◆ What to work on:
Leave out every picture. Copy exactly the lines from the one holding "Generate a Python" through the one holding "from matplotlib.ticker import".

= = = = =

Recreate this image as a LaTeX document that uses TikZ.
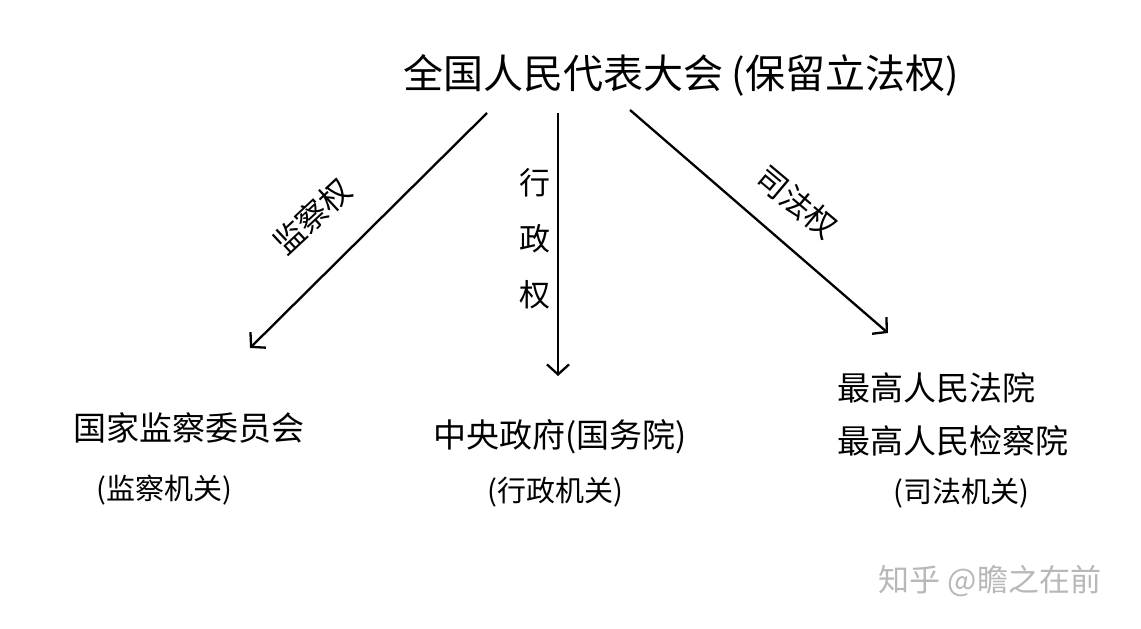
\documentclass[tikz,border=0pt]{standalone}
\usepackage{fontspec}
\setmainfont{Noto Sans CJK SC}
\usetikzlibrary{arrows.meta}

\newcommand{\bigtxt}{\fontsize{40}{44}\selectfont}
\newcommand{\midtxt}{\fontsize{33}{53}\selectfont}
\newcommand{\smalltxt}{\fontsize{29}{32}\selectfont}
\newcommand{\lbltxt}{\fontsize{31}{56}\selectfont}

\begin{document}
\begin{tikzpicture}[x=1pt,y=-1pt,
    power/.style={draw=black, line width=2.3pt, -{Straight Barb[length=10pt,width=22pt,line width=2.3pt]}}]
    \fill[white] (0,0) rectangle (1141,629);
    \begin{scope}
        \node[font=\bigtxt] (npc) at (681,75) {全国人民代表大会 (保留立法权)};
        \node[font=\midtxt, anchor=west] (jcw) at (70,428) {国家监察委员会};
        \node[font=\smalltxt, anchor=west] (jcjg) at (93,490) {(监察机关)};
        \node[font=\midtxt] (gwy) at (560,437) {中央政府(国务院)};
        \node[font=\smalltxt] (xzjg) at (555,492) {(行政机关)};
        \node[font=\midtxt, anchor=west, align=left] (fy) at (834,414) {最高人民法院\\最高人民检察院};
        \node[font=\smalltxt] (sfjg) at (961,493) {(司法机关)};

        \coordinate (l0) at (487,113);
        \coordinate (l1) at (250,348);
        \coordinate (m0) at (558,113);
        \coordinate (m1) at (558,376);
        \coordinate (r0) at (630,110);
        \coordinate (r1) at (888,333);
        \draw[power] (l0) -- (l1);
        \draw[power] (m0) -- (m1);
        \draw[power] (r0) -- (r1);

        \node[font=\lbltxt, rotate=43] (jcq) at (312,216) {监察权};
        \node[font=\lbltxt, align=center] (xzq) at (535,239) {行\\政\\权};
        \node[font=\lbltxt, rotate=-40] (sfq) at (797,202) {司法权};

        \node[font=\fontsize{31}{33}\selectfont, text=black!28] (zh) at (990,581) {知乎 @瞻之在前};
    \end{scope}
\end{tikzpicture}
\end{document}
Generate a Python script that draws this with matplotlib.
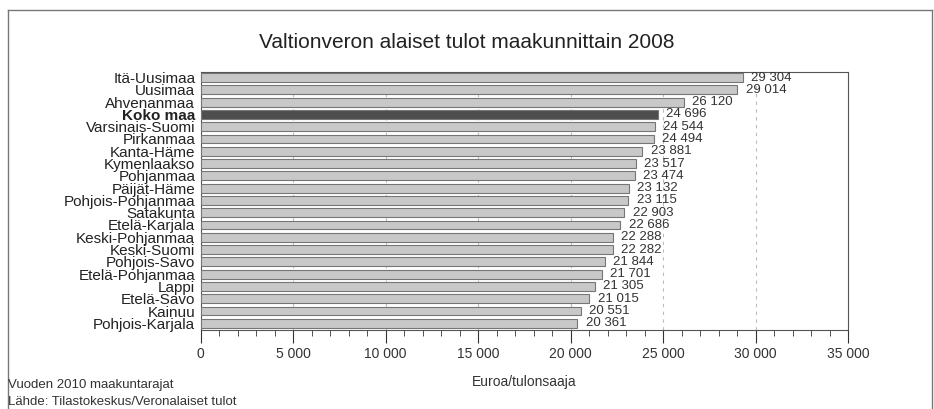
import matplotlib.pyplot as plt
from matplotlib.lines import Line2D
from matplotlib.ticker import MultipleLocator, FuncFormatter

# Data
regions = ["Itä-Uusimaa", "Uusimaa", "Ahvenanmaa", "Koko maa", "Varsinais-Suomi",
           "Pirkanmaa", "Kanta-Häme", "Kymenlaakso", "Pohjanmaa", "Päijät-Häme",
           "Pohjois-Pohjanmaa", "Satakunta", "Etelä-Karjala", "Keski-Pohjanmaa",
           "Keski-Suomi", "Pohjois-Savo", "Etelä-Pohjanmaa", "Lappi", "Etelä-Savo",
           "Kainuu", "Pohjois-Karjala"]
income = [29304, 29014, 26120, 24696, 24544, 24494, 23881, 23517, 23474, 23132,
          23115, 22903, 22686, 22288, 22282, 21844, 21701, 21305, 21015, 20551, 20361]
highlight = "Koko maa"

plt.rcParams["font.family"] = ["Liberation Sans", "DejaVu Sans"]

fig = plt.figure(figsize=(9.34, 4.09), dpi=100)
ax = fig.add_axes([0.215, 0.193, 0.693, 0.631])

ypos = list(range(len(regions)))
colors = ["#4e4e4e" if r == highlight else "#c8c8c8" for r in regions]
ax.barh(ypos, income, height=0.72, color=colors, edgecolor="#767676",
        linewidth=0.8, zorder=3)

for y, v in zip(ypos, income):
    ax.text(v + 450, y, f"{v:,}".replace(",", " "), va="center", ha="left",
            fontsize=9.5, color="#333333", zorder=4)

ax.set_ylim(len(regions) - 0.45, -0.45)
ax.set_xlim(0, 35000)
ax.set_yticks(ypos)
ax.set_yticklabels(regions, fontsize=11, color="#222222")
for lab in ax.get_yticklabels():
    if lab.get_text() == highlight:
        lab.set_fontweight("bold")
ax.tick_params(axis="y", length=0, pad=4)

ax.xaxis.set_major_locator(MultipleLocator(5000))
ax.xaxis.set_minor_locator(MultipleLocator(1000))
ax.xaxis.set_major_formatter(FuncFormatter(lambda v, p: f"{int(v):,}".replace(",", " ")))
ax.tick_params(axis="x", which="major", length=9, width=0.8, labelsize=10,
               pad=3, colors="#333333")
ax.tick_params(axis="x", which="minor", length=4, width=0.6, colors="#333333")
ax.grid(axis="x", which="major", linestyle=(0, (3, 4)), color="#bbbbbb",
        linewidth=0.8, zorder=0)

for s in ax.spines.values():
    s.set_color("#555555")
    s.set_linewidth(0.8)

ax.set_xlabel("Euroa/tulonsaaja", fontsize=10, color="#333333", labelpad=10)

fig.text(0.5, 0.897, "Valtionveron alaiset tulot maakunnittain 2008",
         ha="center", va="center", fontsize=15, color="#222222")
fig.text(0.009, 0.058, "Vuoden 2010 maakuntarajat", fontsize=9.5, color="#333333",
         va="center")
fig.text(0.009, 0.016, "Lähde: Tilastokeskus/Veronalaiset tulot", fontsize=9.5,
         color="#333333", va="center")

# outer frame
x0, x1, ytop = 8 / 934, 932 / 934, 1 - 10 / 409
for xs, ys in [([x0, x0], [0, ytop]), ([x0, x1], [ytop, ytop]), ([x1, x1], [0, ytop])]:
    fig.add_artist(Line2D(xs, ys, color="#777777", linewidth=1.0))

fig.savefig("out.png", dpi=100)
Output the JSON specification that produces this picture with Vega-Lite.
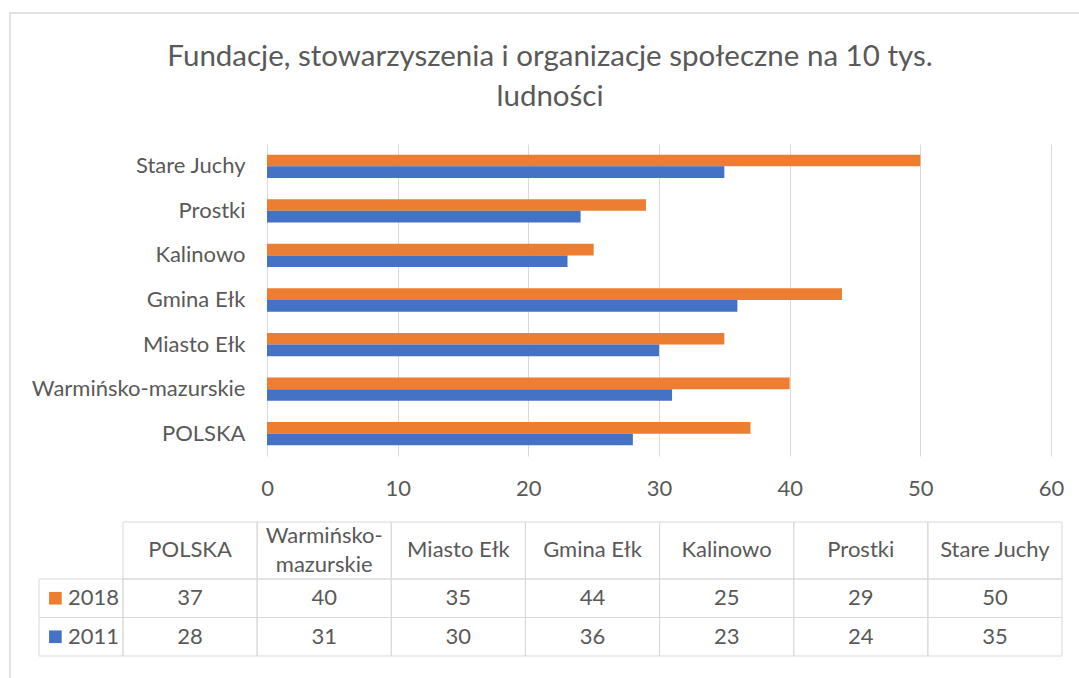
{
  "$schema": "https://vega.github.io/schema/vega-lite/v6.json",
  "autosize": {"type": "none"},
  "padding": {"left": 267, "top": 144, "right": 28, "bottom": 222},
  "width": 784,
  "height": 312,
  "background": "white",
  "config": {"view": {"stroke": null}, "font": "Lato"},
  "title": {
    "text": ["Fundacje, stowarzyszenia i organizacje społeczne na 10 tys.", "ludności"],
    "font": "Lato",
    "fontSize": 29.5,
    "fontWeight": "normal",
    "color": "#595959",
    "anchor": "middle",
    "frame": "group",
    "dx": -109,
    "offset": -100,
    "lineHeight": 40
  },
  "datasets": {
    "values": [
      {"name": "POLSKA", "year": "2018", "value": 37},
      {"name": "POLSKA", "year": "2011", "value": 28},
      {"name": "Warmińsko-mazurskie", "year": "2018", "value": 40},
      {"name": "Warmińsko-mazurskie", "year": "2011", "value": 31},
      {"name": "Miasto Ełk", "year": "2018", "value": 35},
      {"name": "Miasto Ełk", "year": "2011", "value": 30},
      {"name": "Gmina Ełk", "year": "2018", "value": 44},
      {"name": "Gmina Ełk", "year": "2011", "value": 36},
      {"name": "Kalinowo", "year": "2018", "value": 25},
      {"name": "Kalinowo", "year": "2011", "value": 23},
      {"name": "Prostki", "year": "2018", "value": 29},
      {"name": "Prostki", "year": "2011", "value": 24},
      {"name": "Stare Juchy", "year": "2018", "value": 50},
      {"name": "Stare Juchy", "year": "2011", "value": 35}
    ],
    "headers": [
      {"name": "POLSKA", "text": "POLSKA", "line": "środek"},
      {"name": "Warmińsko-mazurskie", "text": "Warmińsko-", "line": "góra"},
      {"name": "Warmińsko-mazurskie", "text": "mazurskie", "line": "dół"},
      {"name": "Miasto Ełk", "text": "Miasto Ełk", "line": "środek"},
      {"name": "Gmina Ełk", "text": "Gmina Ełk", "line": "środek"},
      {"name": "Kalinowo", "text": "Kalinowo", "line": "środek"},
      {"name": "Prostki", "text": "Prostki", "line": "środek"},
      {"name": "Stare Juchy", "text": "Stare Juchy", "line": "środek"}
    ]
  },
  "layer": [
    {
      "data": {"name": "headers"},
      "transform": [{"aggregate": [{"op": "count", "as": "n"}]}],
      "mark": {"type": "rect", "fill": null, "stroke": "#d9d9d9", "strokeWidth": 1.5},
      "encoding": {
        "x": {"datum": "ramka", "type": "nominal", "scale": {"type": "band", "range": [-257, 840], "paddingInner": 0, "paddingOuter": 0}, "axis": null},
        "y": {"datum": "ramka", "type": "nominal", "scale": {"type": "band", "range": [-131, 560], "paddingInner": 0, "paddingOuter": 0}, "axis": null}
      }
    },
    {
      "data": {"name": "values"},
      "mark": {"type": "bar"},
      "encoding": {
        "y": {
          "field": "name",
          "type": "nominal",
          "sort": ["Stare Juchy", "Prostki", "Kalinowo", "Gmina Ełk", "Miasto Ełk", "Warmińsko-mazurskie", "POLSKA"],
          "scale": {"paddingInner": 0.477, "paddingOuter": 0.2385},
          "axis": {"title": null, "domain": false, "ticks": false, "grid": false, "labelPadding": 22, "labelLimit": 400, "labelFontSize": 22, "labelColor": "#595959", "labelFont": "Lato"}
        },
        "yOffset": {"field": "year", "type": "nominal", "sort": ["2018", "2011"]},
        "x": {
          "field": "value",
          "type": "quantitative",
          "scale": {"domain": [0, 60]},
          "axis": {"title": null, "values": [0, 10, 20, 30, 40, 50, 60], "domain": false, "ticks": false, "grid": true, "gridColor": "#d9d9d9", "gridWidth": 1, "labelFlush": false, "labelPadding": 22, "labelFontSize": 22, "labelColor": "#595959", "labelFont": "Lato"}
        },
        "color": {
          "field": "year",
          "type": "nominal",
          "scale": {"domain": ["2018", "2011"], "range": ["#ED7D31", "#4472C4"]},
          "legend": null
        }
      }
    },
    {
      "data": {"name": "headers"},
      "transform": [{"filter": "datum.line !== 'dół'"}],
      "mark": {"type": "rect", "fill": null, "stroke": "#d9d9d9", "strokeWidth": 1},
      "encoding": {
        "x": {
          "field": "name",
          "type": "nominal",
          "sort": ["POLSKA", "Warmińsko-mazurskie", "Miasto Ełk", "Gmina Ełk", "Kalinowo", "Prostki", "Stare Juchy"],
          "scale": {"type": "band", "range": [-144, 795], "paddingInner": 0, "paddingOuter": 0},
          "axis": null
        },
        "y": {
          "datum": "nagłówek",
          "type": "nominal",
          "scale": {"type": "band", "range": [378, 435], "paddingInner": 0, "paddingOuter": 0},
          "axis": null
        }
      }
    },
    {
      "data": {"name": "headers"},
      "mark": {"type": "text", "font": "Lato", "fontSize": 22, "color": "#595959", "baseline": "middle", "align": "center"},
      "encoding": {
        "x": {
          "field": "name",
          "type": "nominal",
          "sort": ["POLSKA", "Warmińsko-mazurskie", "Miasto Ełk", "Gmina Ełk", "Kalinowo", "Prostki", "Stare Juchy"],
          "scale": {"type": "band", "range": [-144, 795], "paddingInner": 0, "paddingOuter": 0},
          "axis": null
        },
        "y": {
          "field": "line",
          "type": "nominal",
          "sort": ["góra", "środek", "dół"],
          "scale": {"type": "point", "range": [391.5, 420.5], "padding": 0},
          "axis": null
        },
        "text": {"field": "text", "type": "nominal"}
      }
    },
    {
      "data": {"name": "values"},
      "encoding": {
        "x": {
          "field": "name",
          "type": "nominal",
          "sort": ["POLSKA", "Warmińsko-mazurskie", "Miasto Ełk", "Gmina Ełk", "Kalinowo", "Prostki", "Stare Juchy"],
          "scale": {"type": "band", "range": [-144, 795], "paddingInner": 0, "paddingOuter": 0},
          "axis": null
        },
        "y": {
          "field": "year",
          "type": "nominal",
          "sort": ["2018", "2011"],
          "scale": {"type": "band", "range": [435, 512], "paddingInner": 0, "paddingOuter": 0},
          "axis": null
        }
      },
      "layer": [
        {"mark": {"type": "rect", "fill": null, "stroke": "#d9d9d9", "strokeWidth": 1}},
        {
          "mark": {"type": "text", "font": "Lato", "fontSize": 22, "color": "#595959", "baseline": "middle", "align": "center"},
          "encoding": {"text": {"field": "value", "type": "quantitative"}}
        }
      ]
    },
    {
      "data": {"name": "values"},
      "transform": [{"filter": "datum.name === 'POLSKA'"}],
      "encoding": {
        "x": {
          "datum": "legenda",
          "type": "nominal",
          "scale": {"type": "band", "range": [-228, -144], "paddingInner": 0, "paddingOuter": 0},
          "axis": null
        },
        "y": {
          "field": "year",
          "type": "nominal",
          "sort": ["2018", "2011"],
          "scale": {"type": "band", "range": [435, 512], "paddingInner": 0, "paddingOuter": 0},
          "axis": null
        }
      },
      "layer": [
        {"mark": {"type": "rect", "fill": null, "stroke": "#d9d9d9", "strokeWidth": 1}},
        {
          "mark": {"type": "point", "shape": "square", "filled": true, "opacity": 1, "size": 160},
          "encoding": {
            "x": {"datum": "legenda", "type": "nominal", "bandPosition": 0.195},
            "color": {"field": "year", "type": "nominal", "legend": null}
          }
        },
        {
          "mark": {"type": "text", "font": "Lato", "fontSize": 22, "color": "#595959", "baseline": "middle", "align": "left"},
          "encoding": {
            "x": {"datum": "legenda", "type": "nominal", "bandPosition": 0.345},
            "text": {"field": "year", "type": "nominal"}
          }
        }
      ]
    }
  ],
  "resolve": {"scale": {"x": "independent", "y": "independent"}}
}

= = = = =

◆ Solution below:
Generate a Python script that draws this with matplotlib.
import matplotlib.pyplot as plt
from matplotlib.lines import Line2D
from matplotlib.ticker import MultipleLocator, FuncFormatter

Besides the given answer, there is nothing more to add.